PROBLEM TO WORK ON:
"this" appears in how many lines of the entries? State only the number.

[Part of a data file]

________________________

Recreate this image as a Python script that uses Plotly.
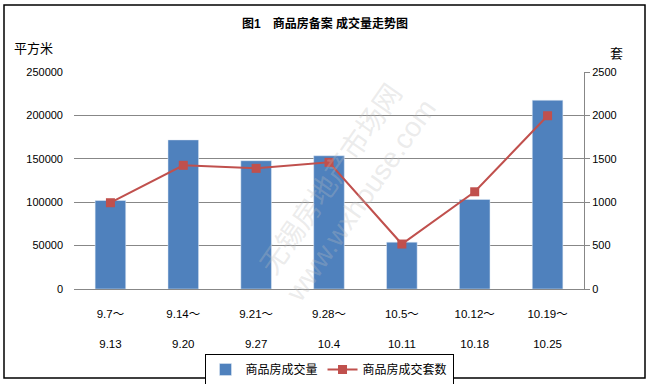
import plotly.graph_objects as go

categories = ["9.7～", "9.14～", "9.21～", "9.28～", "10.5～", "10.12～", "10.19～"]
categories_end = ["9.13", "9.20", "9.27", "10.4", "10.11", "10.18", "10.25"]
area = [102000, 171800, 147800, 153500, 54000, 103200, 217500]
units = [994, 1425, 1390, 1459, 518, 1120, 1996]

ticktext = [f"{a}<br> <br>{b}" for a, b in zip(categories, categories_end)]
xs = list(range(len(categories)))

FONT = "Liberation Sans, Noto Sans CJK SC, sans-serif"

L, R, T, B = 74, 66, 72, 95
PW, PH = 650 - L - R, 384 - T - B


def px(x):
    return (x - L) / PW


def py(y):
    return (384 - B - y) / PH


fig = go.Figure()
fig.add_trace(go.Bar(x=xs, y=area, name="商品房成交量", marker_color="#4F81BD",
                     width=0.42, yaxis="y"))
fig.add_trace(go.Scatter(x=xs, y=units, name="商品房成交套数", mode="lines+markers",
                         line=dict(color="#C0504D", width=2),
                         marker=dict(symbol="square", size=9, color="#C0504D"),
                         yaxis="y2"))

fig.update_layout(
    width=650, height=384,
    margin=dict(l=L, r=R, t=T, b=B, autoexpand=False),
    paper_bgcolor="white", plot_bgcolor="white",
    font=dict(family=FONT, size=11, color="black"),
    showlegend=True,
    legend=dict(orientation="h", x=0.5, xanchor="center", y=py(354), yanchor="top",
                bordercolor="black", borderwidth=1, font=dict(size=12),
                tracegroupgap=0),
    xaxis=dict(tickmode="array", tickvals=xs, ticktext=ticktext, range=[-0.5, 6.5],
               showgrid=False, showline=True, linecolor="#878787", linewidth=1,
               ticks="", tickfont=dict(size=11.5), zeroline=False, automargin=False,
               ticklabelstandoff=14),
    yaxis=dict(range=[0, 250000], dtick=50000, showgrid=True, gridcolor="#878787",
               gridwidth=1, showline=False, ticks="", zeroline=False,
               tickformat="d", tickfont=dict(size=11), ticklabelstandoff=10,
               automargin=False),
    yaxis2=dict(range=[0, 2500], dtick=500, overlaying="y", side="right",
                showgrid=False, showline=True, linecolor="#878787", linewidth=1,
                ticks="outside", ticklen=5, tickcolor="#878787", zeroline=False,
                tickformat="d", tickfont=dict(size=11), automargin=False),
    title=dict(text="<b>图1　商品房备案 成交量走势图</b>", x=0.5, xanchor="center",
               y=1 - 24 / 384, yanchor="middle", font=dict(size=12, family=FONT)),
)

fig.add_annotation(text="平方米", xref="paper", yref="paper", x=px(12), y=py(48),
                   xanchor="left", yanchor="middle", showarrow=False,
                   font=dict(size=13))
fig.add_annotation(text="套", xref="paper", yref="paper", x=px(616), y=py(54),
                   xanchor="center", yanchor="middle", showarrow=False,
                   font=dict(size=13))
fig.add_annotation(text="无锡房地产市场网<br>www.wxhouse.com", xref="paper", yref="paper",
                   x=px(345), y=py(190), showarrow=False, textangle=-55,
                   font=dict(size=28, color="rgba(190,190,190,0.3)"))

# outer frame
fig.add_shape(type="rect", xref="paper", yref="paper",
              x0=px(4), x1=px(645), y0=py(378), y1=py(5),
              line=dict(color="black", width=1.5), fillcolor="rgba(0,0,0,0)")

fig.write_html("out.html", config={"displayModeBar": False},
               post_script="document.body.style.margin='0';document.body.style.overflow='hidden';")
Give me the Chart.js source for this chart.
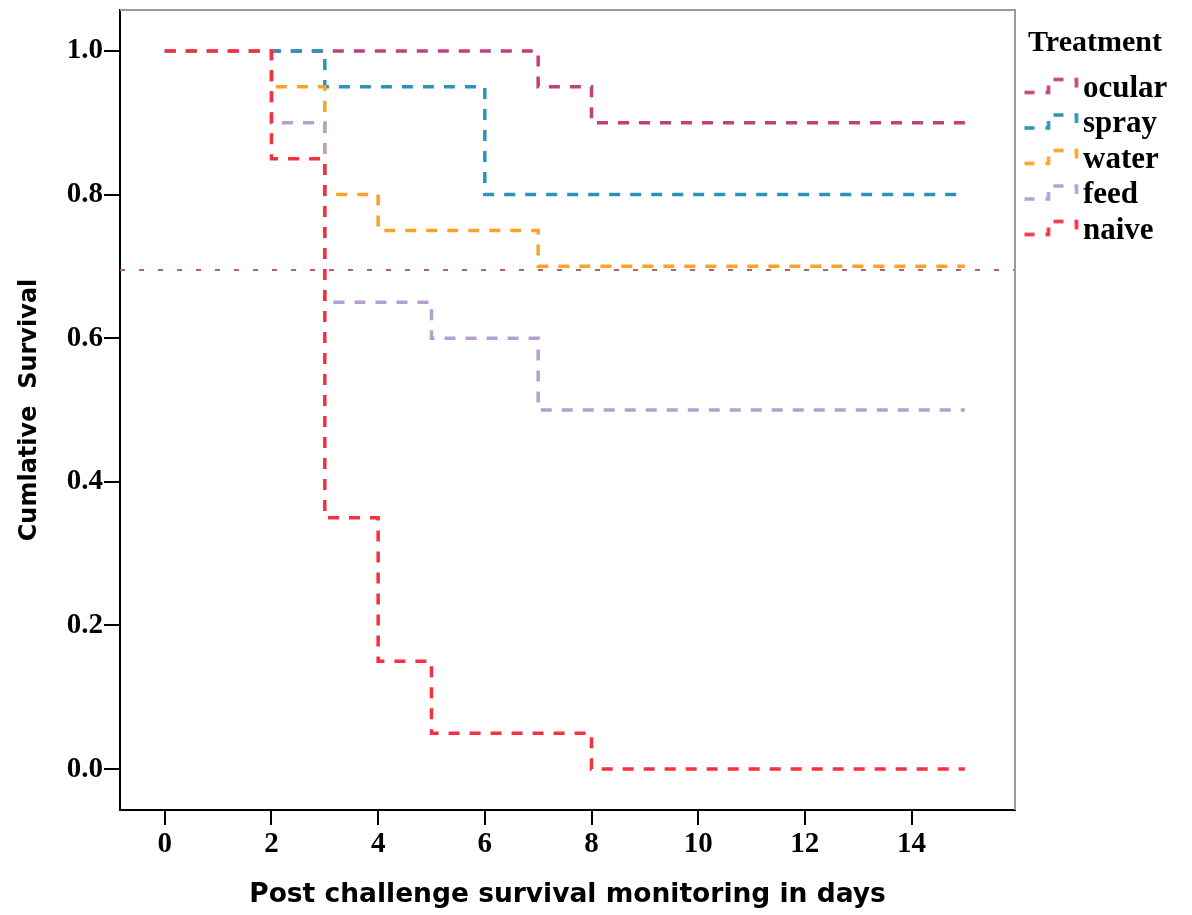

________________________

RESULT BELOW:
2